I think you're edging on a bit too literal there. I also probably didn't explain as well as I could have.
It's essentially an academic diversity essay. You need to discuss something that had a profound effect on you, but you are focusing on that "something" as opposed to the effect it had. The effect should be, i suppose, a minor point, if not an afterthought.
The Montauk book had a great example of this kind of essay. A girl wrote on the resurgence of "children's literation" and how this genre is being read by more and more adults. She discussed the Harry Potter frenzy, and how she believed that adults reading children's literature is a fantastic way to relive the dreams of childhood and return for a few moments to a world of possibilities and imagination. She obviously had a passion for this topic, and she interjected her opinion inbetween the lines. The topic was the focus, her emotions/thoughts on the subject were interwoven in the topic, if that makes sense.

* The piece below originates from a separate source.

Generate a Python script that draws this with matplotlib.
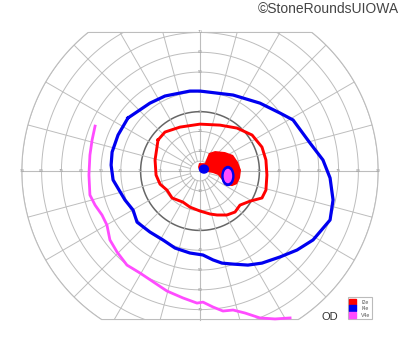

My essay isn't quite like this in terms of the intro and conclusion, the only places where I talk about myself, and it's one sentence each, if taht. Most of my essay focuses on intelligence issues in the US, and in discussing this, I bring up the points of view/opinions I gained while taking classes with a retired CIA agent. This knowledge/set opinions tend not to be overly common, so I feel it's a unique experience. And after discussing current events related to the topic, I point out how this subject will continue to be relevant far into the 21st century. (or some BS along those lines!)